In 1973, John and his wife Carol founded the New York Fern Society. For 43 years they ran the society and presided over its monthly meetings, which took place at the Garden on the first Saturday of every month from October to May. The late Scott Mori, Ph.D., who was a Senior Curator Emeritus at the Garden, said about these monthly events: “I always knew when those meetings were taking place because Robbin Moran, Tom Zanoni, Jim Montgomery, and John and Carol started setting up the chairs, the slide projector, and making the coffee in the lunch room area just outside my office for the 30 to 50 fern lovers that attended the meetings. When the meeting started, I was periodically interrupted by peals of laughter, usually set off by John’s repertoire of puns.”

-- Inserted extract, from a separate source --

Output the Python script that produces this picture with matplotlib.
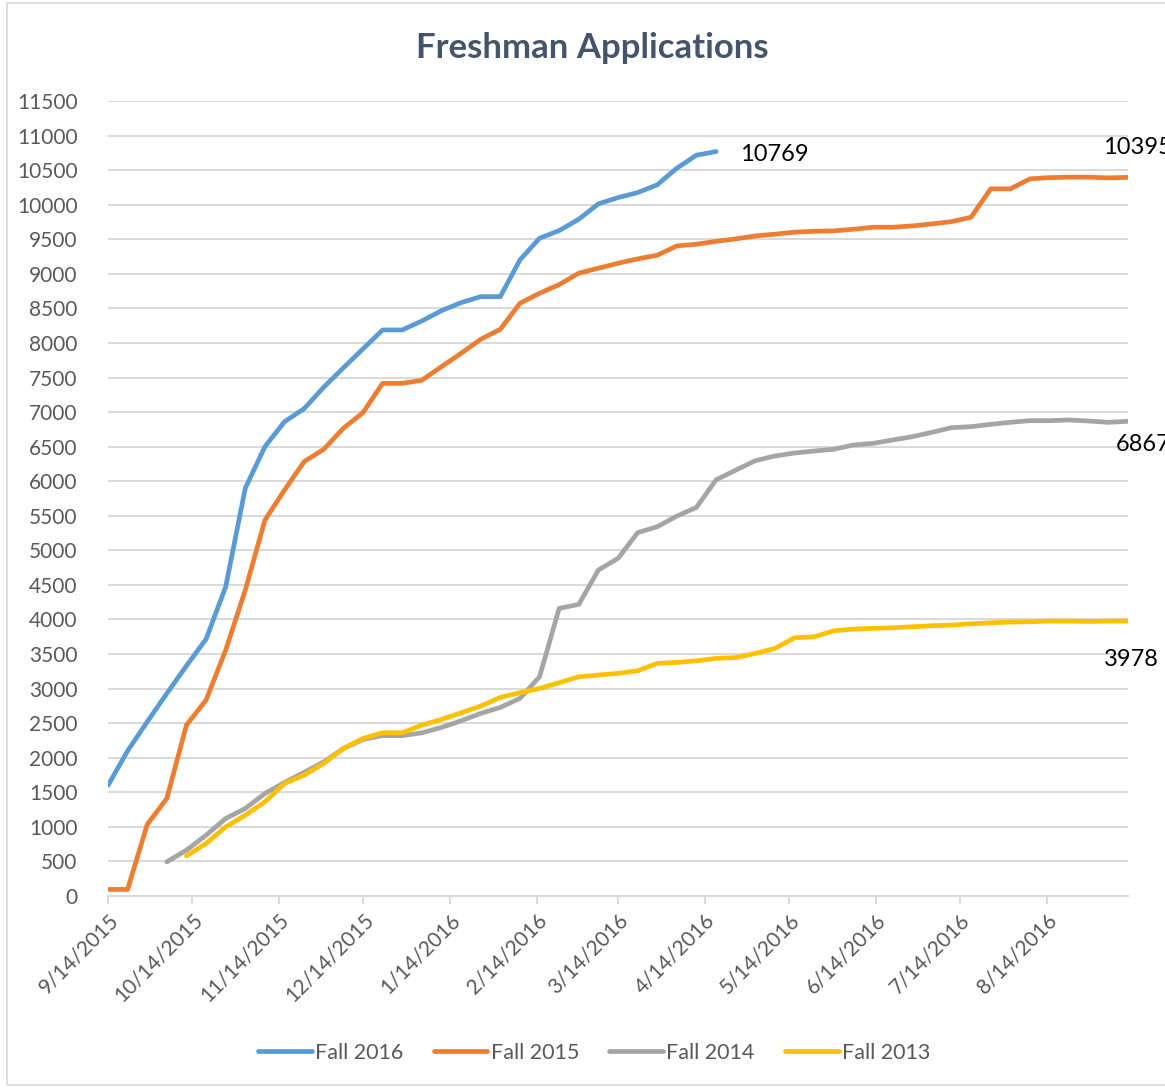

During the summer months when the Fern Society was not meeting, John organized local field trips for members to see ferns. Occasionally, he led longer trips to Costa Rica, Guatemala, Trinidad, and Oaxaca, Mexico. To the latter destination, he led field trips three times. The third trip in 2000 was the subject of Oaxaca Journal (2002), by the prominent neurologist and best-selling author Oliver Sacks, a longtime Garden Trustee and an avid member of the New York Fern Society.

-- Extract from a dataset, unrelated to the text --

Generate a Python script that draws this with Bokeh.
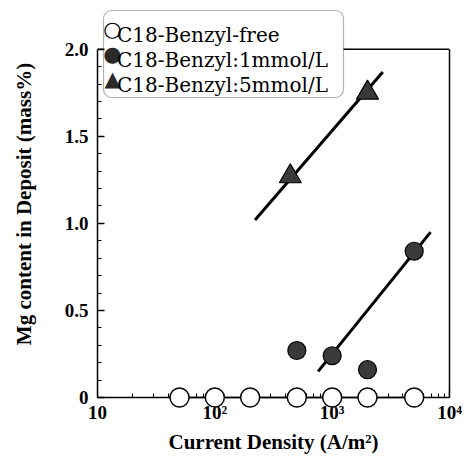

John, often assisted by Carol, developed several fern gardens in the New York City area. Their home garden in Westchester County boasted over 150 species of ferns and was generally considered the finest cold-hardy temperate fern garden in the eastern United States. At the Garden, John encouraged planting ferns in the Native Plant Garden and in the Enid A. Haupt Conservatory. He volunteered on weekends to establish fern gardens at the Rockefeller State Park Preserve; the Lyndhurst estate (a National Trust for Historic Preservation site overlooking the Hudson River); the fern glen at the Mary Flagler Cary Arboretum in Millbrook, New York; and Rocky Hills in Westchester County, New York.

John’s career was a model of scientific research and public outreach. He created a legacy of fern systematics and horticulture at the Garden, and his efforts led many people, both amateur and professional, to study and appreciate ferns. John, whose car license plate read “Fernman,” will be long remembered for his wit, collegiality, and contributions to the study of ferns at the Garden.